Scientists may have discovered a way to treat hearing loss, which could help millions of people around the world.
In a stunning new development, scientists from the University of California may have found an innovative new way to treat hearing loss, a problem that affects millions of people and two thirds of people over 70 years of age. The discovery could eliminate the need for hearing aids and other devices for those who struggle with hearing.
The study focuses on neurons, which scientists believe is the wiring that allows hearing to happen. Over time, wear and tear causese these neurons to become damaged, and hence why most older people tend to suffer from hearing loss the most. The holy grail has been to find some way to repair and regenerate these damaged neurons.
Researchers think this could be done using something they reportedly call “bone velcro” that acts as a molecular anchor and keeps the treatment locked onto the inner ear bone. A gel or liquid could conceivably be applied to the opening of the ear.
The full statement from the university describing the technology follows below.
Researchers at USC and Harvard have developed a new approach to repair cells deep inside the ear — a potential remedy that could restore hearing for millions of elderly people and others who suffer hearing loss.
The lab study demonstrates a novel way for a drug to zero in on damaged nerves and cells inside the ear. It’s a potential remedy for a problem that afflicts two-thirds of people over 70 years and 17 percent of all adults in the United States.
“What’s new here is we figured out how to deliver a drug into the inner ear so it actually stays put and does what it’s supposed to do, and that’s novel,” said Charles E. McKenna, a corresponding author for the study and chemistry professor at USC Dornsife College of Letters, Arts and Sciences. “Inside this part of the ear, there’s fluid constantly flowing that would sweep dissolved drugs away, but our new approach addresses that problem. This is a first for hearing loss and the ear. It’s also important because it may be adaptable for other drugs that need to be applied within the inner ear.”

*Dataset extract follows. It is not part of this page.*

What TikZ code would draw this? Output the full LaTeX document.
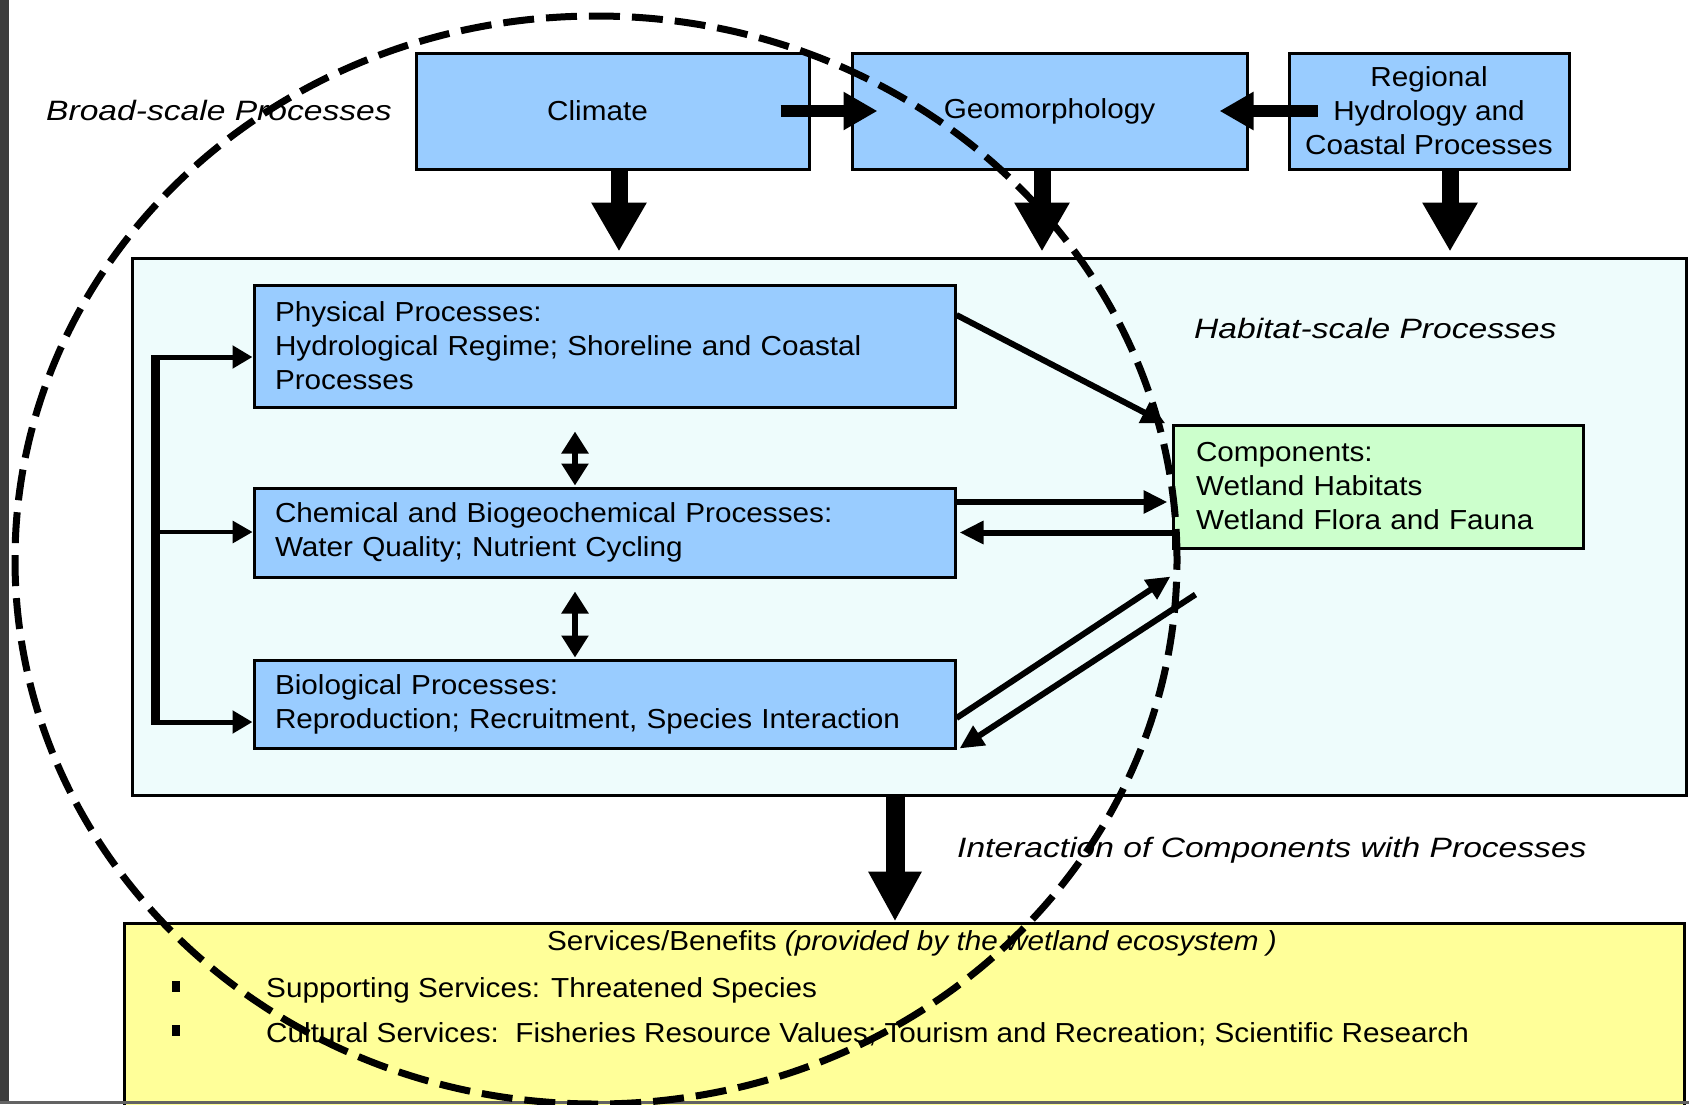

The paper was published April 4 in the journal Bioconjugate Chemistry. McKenna co-authored it with David Jung of Harvard Medical School, among others. It is the latest achievement in USC’s priority program to advance biomedicine, including the recent launching of the USC Michelson Center for Convergent Bioscience. The Michelson Center unites USC experts across disciplines to solve some of the most intractable research challenges related to health at the molecular level. The facility will house the new USC Center of Excellence in Drug Discovery, with McKenna as its director.
There are caveats. The research was conducted on animal tissues in a petri dish. It has not yet been tested in living animals or humans. Yet, the researchers are hopeful given the similarities of cells and mechanisms involved. McKenna says since the technique works in the laboratory, the findings provide “strong preliminary evidence” it could work in living creatures. They are already planning the next phase involving animals and hearing loss.
The study breaks new ground because researchers developed a novel drug-delivery method. Specifically, it targets the cochlea, a snail-like structure in the inner ear where sensitive cells convey sound to the brain. Hearing loss occurs due to aging, working with noisy machines and too many loud concerts. Over time, hair-like sensory cells and bundles of neurons that transmit their vibrations break down, as do ribbon-like synapses, which connect the cells.
The researchers designed a molecule combining 7,8-dihydroxyflavone, which mimics a protein critical for development and function of the nervous system, and bisphosphonate, a type of drug that sticks to bones. The pairing of the two delivered the breakthrough solution, the researchers said, as neurons responded to the molecule, regenerating synapses in mouse ear tissue that led to repair of the hair cells and neurons, which are essential to hearing.
“We’re not saying it’s a cure for hearing loss,” McKenna said. “It’s a proof of principle for a new approach that’s extremely promising. It’s an important step that offers a lot of hope.”
Hearing loss is projected to increase as the U.S. population ages. Previous research has shown that hearing loss is expected to nearly double in 40 years. Damage to the inner ear can lead to “hidden hearing loss,” which is difficulty hearing whispers and soft sounds, especially in noisy places. The new research gives hope to many hoping to avoid loss of hearing and quality of life.
The authors include lead researcher Judith S. Kempfle, as well as Christine Hamadani, Nicholas Koen, Albert S. Edge and David H. Jung of Harvard Medical School and The Eaton-Peabody Laboratories in Boston. Kempfle is also affiliated with the University of Tu?bingen Medical Center. Corresponding author Charles E. McKenna, as well as Kim Nguyen and Boris A. Kashemirov, are in the USC Dornsife College of Letters, Arts and Sciences.
This work was supported by the American Academy of Otolaryngology-Head and Neck Surgery Herbert Silverstein Otology and Neurotology Research Award, the American Otological Society Research Grant, and by a $567,783 grant from the National Institute of Deafness and other Communicative Disorders (R01 DC007174).